The way your panels are installed -- and the racking system they are installed on -- can impact their degradation rate. 


Just as anything else of value you buy, solar panels last longer when they are well-maintained. Panels may degrade more quickly if they are dirty, have debris on them or don't undergo regular maintenance.

How to make solar panels last longer

As you can see, some of the factors that lead to solar panel degradation are controllable, while others aren't. Luckily, there are plenty of steps you can take to get the most of your solar panels.

One of the best ways to make your solar panels last longer is to work with a trusted provider. First, a trusted provider will make sure you get high-quality panels made from quality material. Additionally, a good provider will ensure the panels are installed correctly. Finally, a good solar provider will provide regular maintenance checks to ensure that everything is working properly.

There are also things you can do yourself to make your solar panels last longer. For example, be sure to remove debris that may end up on the solar panels from tree branches, snow, and more. Keeping your panels clean is one of the best ways to extend their lifespan.

When should you replace your solar panels?

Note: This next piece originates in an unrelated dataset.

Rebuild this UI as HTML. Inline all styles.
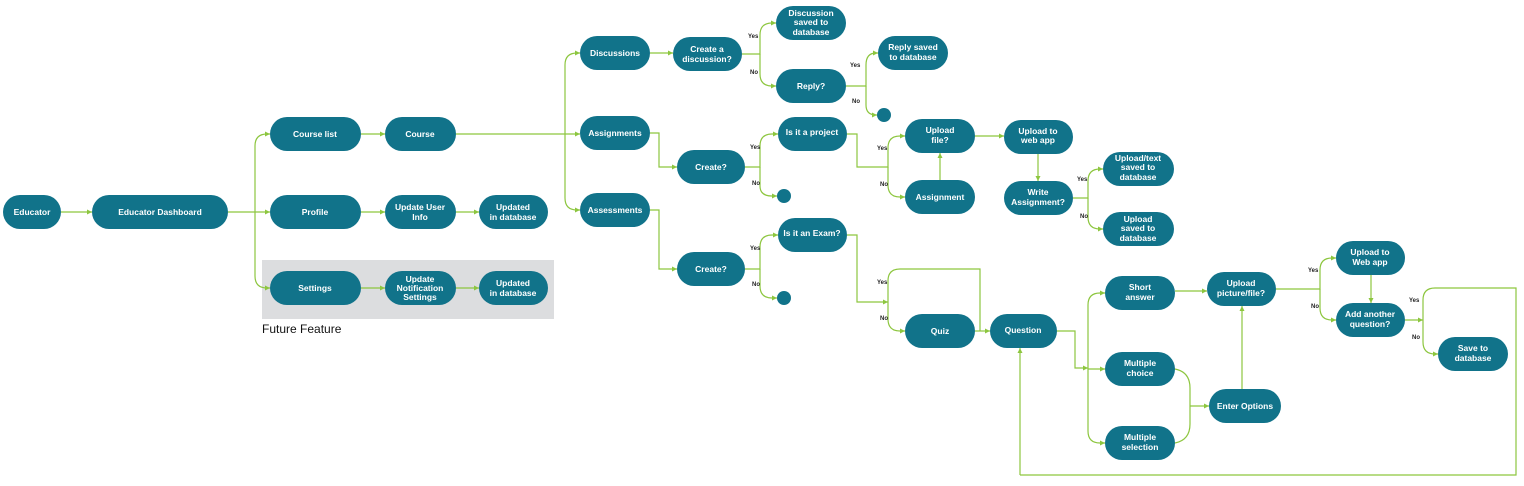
<!DOCTYPE html>
<html><head><meta charset="utf-8"><style>
html,body{margin:0;padding:0;background:#fff;width:1524px;height:486px;overflow:hidden}
svg{display:block}
.n{fill:#11738a}
.t{font-family:"Liberation Sans",Arial,sans-serif;font-weight:bold;font-size:8.5px;fill:#fff;text-anchor:middle}
.l{font-family:"Liberation Sans",Arial,sans-serif;font-weight:bold;font-size:6px;fill:#222}
.c{fill:none;stroke:#8dc63f;stroke-width:1.2}
</style></head><body>
<svg width="1524" height="486" viewBox="0 0 1524 486" xmlns="http://www.w3.org/2000/svg">
<defs><marker id="a" markerWidth="6" markerHeight="6" refX="5" refY="3" orient="auto" markerUnits="userSpaceOnUse"><path d="M0,0.5 L5,3 L0,5.5z" fill="#8dc63f"/></marker></defs>
<rect x="262" y="260" width="292" height="59" fill="#dcdddf"/>
<text x="262" y="333" font-family="Liberation Sans,sans-serif" font-size="12" fill="#111">Future Feature</text>
<g class="c" marker-end="url(#a)">
<path d="M61,212 H92"/>
<path d="M228,212 H270"/>
<path d="M255,212 V146 Q255,134 267,134 H270"/>
<path d="M255,212 V276 Q255,288 267,288 H270"/>
<path d="M361,134 H385"/><path d="M361,212 H385"/><path d="M361,288 H385"/>
<path d="M456,212 H479"/><path d="M456,288 H479"/>
<path d="M456,134 H580"/>
<path d="M565,134 V65 Q565,53 577,53 H580"/>
<path d="M565,134 V198 Q565,210 577,210 H580"/>
<path d="M650,53 H673"/>
<path d="M742,54 H760 V35 Q760,23 772,23 H776"/>
<path d="M760,54 V74 Q760,86 772,86 H776"/>
<path d="M846,86 H866 V65 Q866,53 876,53 H878"/>
<path d="M866,86 V105 Q866,115 876,115 H877"/>
<path d="M650,133 H659 V167 H677"/>
<path d="M745,167 H760 V146 Q760,134 772,134 H778"/>
<path d="M760,167 V186 Q760,196 772,196 H777"/>
<path d="M847,134 H857 V167 H888 V148 Q888,136 900,136 H905"/>
<path d="M888,167 V185 Q888,197 900,197 H905"/>
<path d="M940,180 V153"/>
<path d="M975,136 H1004"/>
<path d="M1038,154 V181"/>
<path d="M1073,198 H1088 V181 Q1088,169 1100,169 H1103"/>
<path d="M1088,198 V217 Q1088,229 1100,229 H1103"/>
<path d="M650,210 H659 V269 H677"/>
<path d="M745,269 H760 V247 Q760,235 772,235 H778"/>
<path d="M760,269 V286 Q760,298 772,298 H777"/>
<path d="M847,235 H857 V302 H888"/>
<path d="M888,302 V319 Q888,331 900,331 H905"/>
<path d="M975,331 H990"/>
<path d="M1057,331 H1075 V368 H1088"/>
<path d="M1088,368 V305 Q1088,293 1100,293 H1105"/>
<path d="M1088,368 V431 Q1088,443 1100,443 H1105"/>
<path d="M1088,369 H1105"/>
<path d="M1175,291 H1207"/>
<path d="M1190,406 H1209"/>
<path d="M1242,389 V306"/>
<path d="M1276,289 H1320 V270 Q1320,258 1332,258 H1336"/>
<path d="M1320,289 V308 Q1320,320 1332,320 H1336"/>
<path d="M1371,275 V303"/>
<path d="M1405,320 H1423"/>
<path d="M1423,320 V342 Q1423,354 1435,354 H1438"/>
<path d="M1020,475 V348"/>
</g>
<g class="c">
<path d="M888,302 V281 Q888,269 900,269 H980 V331"/>
<path d="M1175,369 Q1190,372 1190,388 V406"/>
<path d="M1175,443 Q1190,440 1190,424 V406"/>
<path d="M1423,320 V300 Q1423,288 1435,288 H1516 V475 H1020"/>
</g>
<g>
<rect class="n" x="3" y="195" width="58" height="34" rx="17"/>
<rect class="n" x="92" y="195" width="136" height="34" rx="17"/>
<rect class="n" x="270" y="117" width="91" height="34" rx="17"/>
<rect class="n" x="385" y="117" width="71" height="34" rx="17"/>
<rect class="n" x="270" y="195" width="91" height="34" rx="17"/>
<rect class="n" x="385" y="195" width="71" height="34" rx="17"/>
<rect class="n" x="479" y="195" width="69" height="34" rx="17"/>
<rect class="n" x="270" y="271" width="91" height="34" rx="17"/>
<rect class="n" x="385" y="271" width="71" height="34" rx="17"/>
<rect class="n" x="479" y="271" width="69" height="34" rx="17"/>
<rect class="n" x="580" y="36" width="70" height="34" rx="17"/>
<rect class="n" x="580" y="116" width="70" height="34" rx="17"/>
<rect class="n" x="580" y="193" width="70" height="34" rx="17"/>
<rect class="n" x="673" y="37" width="69" height="34" rx="17"/>
<rect class="n" x="776" y="6" width="70" height="34" rx="17"/>
<rect class="n" x="776" y="69" width="70" height="34" rx="17"/>
<rect class="n" x="878" y="36" width="70" height="34" rx="17"/>
<circle class="n" cx="884" cy="115" r="7"/>
<rect class="n" x="677" y="150" width="68" height="34" rx="17"/>
<rect class="n" x="778" y="117" width="69" height="34" rx="17"/>
<circle class="n" cx="784" cy="196" r="7"/>
<rect class="n" x="905" y="119" width="70" height="34" rx="17"/>
<rect class="n" x="905" y="180" width="70" height="34" rx="17"/>
<rect class="n" x="1004" y="120" width="69" height="34" rx="17"/>
<rect class="n" x="1004" y="181" width="69" height="34" rx="17"/>
<rect class="n" x="1103" y="152" width="71" height="34" rx="17"/>
<rect class="n" x="1103" y="212" width="71" height="34" rx="17"/>
<rect class="n" x="677" y="252" width="68" height="34" rx="17"/>
<rect class="n" x="778" y="218" width="69" height="34" rx="17"/>
<circle class="n" cx="784" cy="298" r="7"/>
<rect class="n" x="905" y="314" width="70" height="34" rx="17"/>
<rect class="n" x="990" y="314" width="67" height="34" rx="17"/>
<rect class="n" x="1105" y="276" width="70" height="34" rx="17"/>
<rect class="n" x="1105" y="352" width="70" height="34" rx="17"/>
<rect class="n" x="1105" y="426" width="70" height="34" rx="17"/>
<rect class="n" x="1207" y="272" width="69" height="34" rx="17"/>
<rect class="n" x="1209" y="389" width="72" height="34" rx="17"/>
<rect class="n" x="1336" y="241" width="69" height="34" rx="17"/>
<rect class="n" x="1336" y="303" width="69" height="34" rx="17"/>
<rect class="n" x="1438" y="337" width="70" height="34" rx="17"/>
</g>
<g class="t">
<text x="32" y="215">Educator</text>
<text x="160" y="215">Educator Dashboard</text>
<text x="315" y="137">Course list</text>
<text x="420" y="137">Course</text>
<text x="315" y="215">Profile</text>
<text x="420" y="210">Update User</text><text x="420" y="220">Info</text>
<text x="513" y="210">Updated</text><text x="513" y="220">in database</text>
<text x="315" y="291">Settings</text>
<text x="420" y="282">Update</text><text x="420" y="291">Notification</text><text x="420" y="300">Settings</text>
<text x="513" y="286">Updated</text><text x="513" y="296">in database</text>
<text x="615" y="56">Discussions</text>
<text x="615" y="136">Assignments</text>
<text x="615" y="213">Assessments</text>
<text x="707" y="52">Create a</text><text x="707" y="62">discussion?</text>
<text x="811" y="16">Discussion</text><text x="811" y="25">saved to</text><text x="811" y="35">database</text>
<text x="811" y="89">Reply?</text>
<text x="913" y="50">Reply saved</text><text x="913" y="60">to database</text>
<text x="711" y="170">Create?</text>
<text x="812" y="135">Is it a project</text>
<text x="940" y="133">Upload</text><text x="940" y="143">file?</text>
<text x="940" y="200">Assignment</text>
<text x="1038" y="134">Upload to</text><text x="1038" y="143">web app</text>
<text x="1038" y="195">Write</text><text x="1038" y="205">Assignment?</text>
<text x="1138" y="161">Upload/text</text><text x="1138" y="170">saved to</text><text x="1138" y="180">database</text>
<text x="1138" y="222">Upload</text><text x="1138" y="231">saved to</text><text x="1138" y="241">database</text>
<text x="711" y="272">Create?</text>
<text x="812" y="236">Is it an Exam?</text>
<text x="940" y="334">Quiz</text>
<text x="1023" y="333">Question</text>
<text x="1140" y="290">Short</text><text x="1140" y="300">answer</text>
<text x="1140" y="366">Multiple</text><text x="1140" y="376">choice</text>
<text x="1140" y="440">Multiple</text><text x="1140" y="450">selection</text>
<text x="1241" y="286">Upload</text><text x="1241" y="296">picture/file?</text>
<text x="1245" y="409">Enter Options</text>
<text x="1370" y="255">Upload to</text><text x="1370" y="265">Web app</text>
<text x="1370" y="317">Add another</text><text x="1370" y="327">question?</text>
<text x="1473" y="351">Save to</text><text x="1473" y="361">database</text>
</g>
<g class="l">
<text x="748" y="38">Yes</text><text x="750" y="74">No</text>
<text x="850" y="67">Yes</text><text x="852" y="103">No</text>
<text x="750" y="149">Yes</text><text x="752" y="185">No</text>
<text x="877" y="150">Yes</text><text x="880" y="186">No</text>
<text x="1077" y="181">Yes</text><text x="1080" y="218">No</text>
<text x="750" y="250">Yes</text><text x="752" y="286">No</text>
<text x="877" y="284">Yes</text><text x="880" y="320">No</text>
<text x="1308" y="272">Yes</text><text x="1311" y="308">No</text>
<text x="1409" y="302">Yes</text><text x="1412" y="339">No</text>
</g>
</svg>
</body></html>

Good solar panels can last anywhere from 20 to 30 years, but there's not necessarily a date at which point you should immediately replace yours. It's more important to pay attention to their productivity. If your solar panels are still in good shape and producing enough electricity, then they may not need to be replaced. On the other hand, if you find that your electricity bill is going up because your solar panels are no longer doing the trick, then it's probably time to replace them.

The bottom line

Solar panels can be a major financial investment, especially when you need to purchase a large number of them for your home. Luckily, you're likely to get decades of use out of them, during which time you'll enjoy energy savings and other benefits.